The moment of confrontation with nature is also associated with another one, the opposite, which consists not in conquering, but in the peaceful development of nature. The task of architecture, Hegel argues, as a "symbolic" art, is "to work out the external inorganic nature in such a way that it becomes related to the spirit as an artistically appropriate external world.59" The task of architecture is to overcome the conflict between nature and man, making nature related to man and man related to nature, and removing the opposition between them. The purpose of architecture is to make nature dear, kindred, close, instead of hostile and threatening, to humanize it.
First of all, let's notice the connection between the categories of rhythm and meter with the previous antithesis. The meter is a symmetry expanded into a spatial series, and the rhythm is an expanded ordered asymmetry. From this we can immediately conclude that rhythm and meter are opposites, like movement and rest.
What are rhythm and meter?
Rhythm and meter are, first of all, a certain separation, discontinuity. However, discontinuity alone as a complete isolation of moments is unthinkable. Rhythm is precisely such a discontinuity and such a set of isolated elements, which, without ceasing to be itself, is and is perceived as continuity, integrity. Rhythm is the organization of discontinuity as integrity. How does this happen? If the rhythm (meter) is originally a separation, then it has no reason for continuity in itself. What makes the rhythm be exactly series, and not a chaotic set, is the extra-rhythmic principle of integrity, in which isolated elements merge. This is a regular pattern. A regular pattern is an arrangement of separate parts in which they, while remaining isolated, merge into one whole. This means that it is possible to logically, regularly, and not randomly or arbitrarily, move from any element of the series to the adjacent, next or previous one.

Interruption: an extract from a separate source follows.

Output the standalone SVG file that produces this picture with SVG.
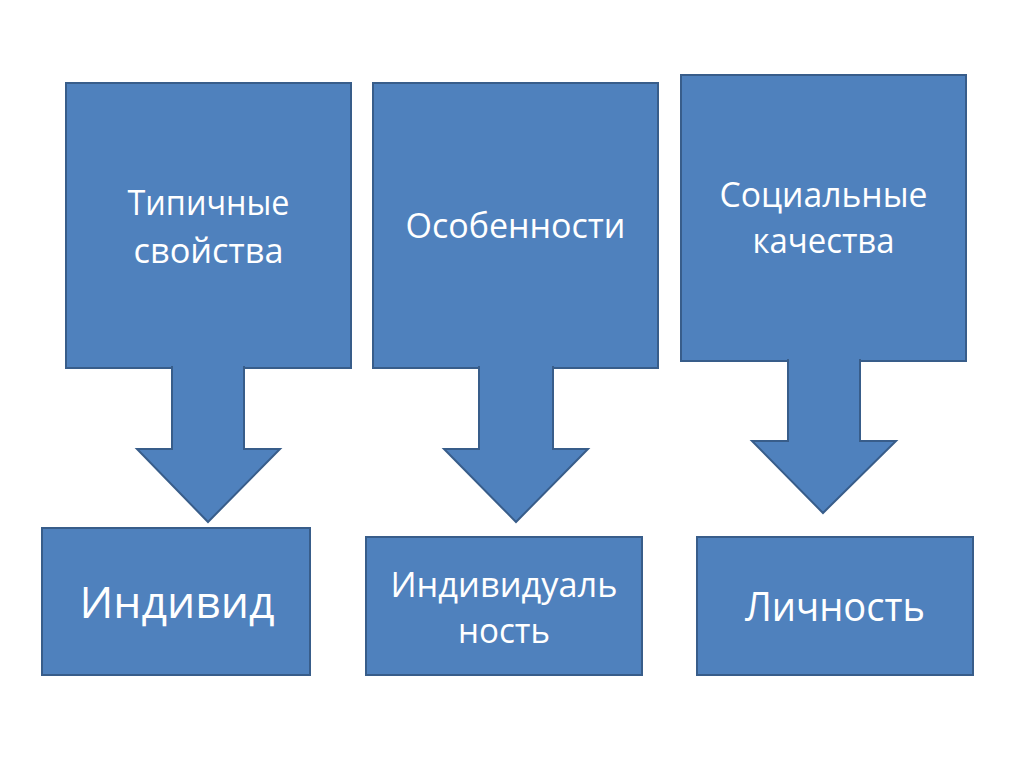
<svg xmlns="http://www.w3.org/2000/svg" width="1024" height="767" viewBox="0 0 1024 767">
<style>
.box{fill:#4F81BD;stroke:#385D8A;stroke-width:2}
.t{font-family:"Open Sans","Noto Sans","Liberation Sans",sans-serif;fill:#ffffff;text-anchor:middle}
.top{font-size:35px}
</style>
<rect width="1024" height="767" fill="#ffffff"/>
<g id="source-typical">
<rect class="box" x="66" y="83" width="285" height="285"/>
<text class="t top" x="208.5" y="215" textLength="162" lengthAdjust="spacingAndGlyphs">Типичные</text>
<text class="t top" x="208.5" y="263" textLength="150" lengthAdjust="spacingAndGlyphs">свойства</text>
</g>
<g id="source-features">
<rect class="box" x="373" y="83" width="285" height="285"/>
<text class="t top" x="515.5" y="238" textLength="220" lengthAdjust="spacingAndGlyphs">Особенности</text>
</g>
<g id="source-social">
<rect class="box" x="681" y="75" width="285" height="286"/>
<text class="t top" x="823.5" y="207" textLength="208" lengthAdjust="spacingAndGlyphs">Социальные</text>
<text class="t top" x="823.5" y="253" textLength="142" lengthAdjust="spacingAndGlyphs">качества</text>
</g>
<g id="connectors">
<path class="box" d="M172,366 L172,449 L137,449 L208,522 L280,449 L244,449 L244,366"/>
<path class="box" d="M479,366 L479,449 L444,449 L516,522 L588,449 L553,449 L553,366"/>
<path class="box" d="M788,359 L788,441 L752,441 L823,513 L896,441 L860,441 L860,359"/>
</g>
<g id="individ">
<rect class="box" x="42" y="528" width="268" height="147"/>
<text class="t" x="177" y="618" font-size="44" textLength="195" lengthAdjust="spacingAndGlyphs">Индивид</text>
</g>
<g id="individuality">
<rect class="box" x="366" y="537" width="276" height="138"/>
<text class="t" x="504" y="597" font-size="35" textLength="227" lengthAdjust="spacingAndGlyphs">Индивидуаль</text>
<text class="t" x="504" y="643" font-size="35" textLength="92" lengthAdjust="spacingAndGlyphs">ность</text>
</g>
<g id="personality">
<rect class="box" x="697" y="537" width="276" height="138"/>
<text class="t" x="835" y="621" font-size="40" textLength="180" lengthAdjust="spacingAndGlyphs">Личность</text>
</g>
</svg>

The metro-rhythmic series consists of elements and inter-element intervals. Either one or the other can be rhythmized (then we have peculiar syntheses of meter and rhythm), or both parameters together (this is pure rhythm). The meter is obtained if both elements and intervals are unchanged. Rhythmization, that is, the organization of disparate parts into a logical sequence, occurs due to the principle of regular patterns, which consists in the fact that each subsequent element or interval of a series is modified by a certain constant coefficient (constant). Arithmetic and geometric progressions may serve as an example.
By itself, that is, objectively, the rhythm is given entirely and immediately, since spatially it exists at each of its points simultaneously, no element is either earlier or later than the other. But for the perceiving subject, the rhythm is given at some discrete point, and for its perception it presupposes the movement of the subject in time with a consistent coverage of the rhythmic series.
Let's summarize the definitions. Rhythm is the determinism of the constant formation of elements and inter-element relationships, presented in an orderly series, given in itself as an actual thing that has become and as a potential becoming perception of the subject. In the rhythm, the same eidos hypostatizes differently each time, but the steps of its hypostatization form a regular pattern. Rhythm is the ordering of unequal elements of the actual set of a single eidos, functioning in this set as a difference in both space and time, and each time with a different degree of intensity, which either decreases (slowing rhythm) or increases (accelerating rhythm).
Meter and rhythm together – metrorhythm – are ways of regularly organizing elements and relationships. There are other unifying means that allow to avoid chaos and preserve the integrity of the form with an arbitrary combination of its parts60.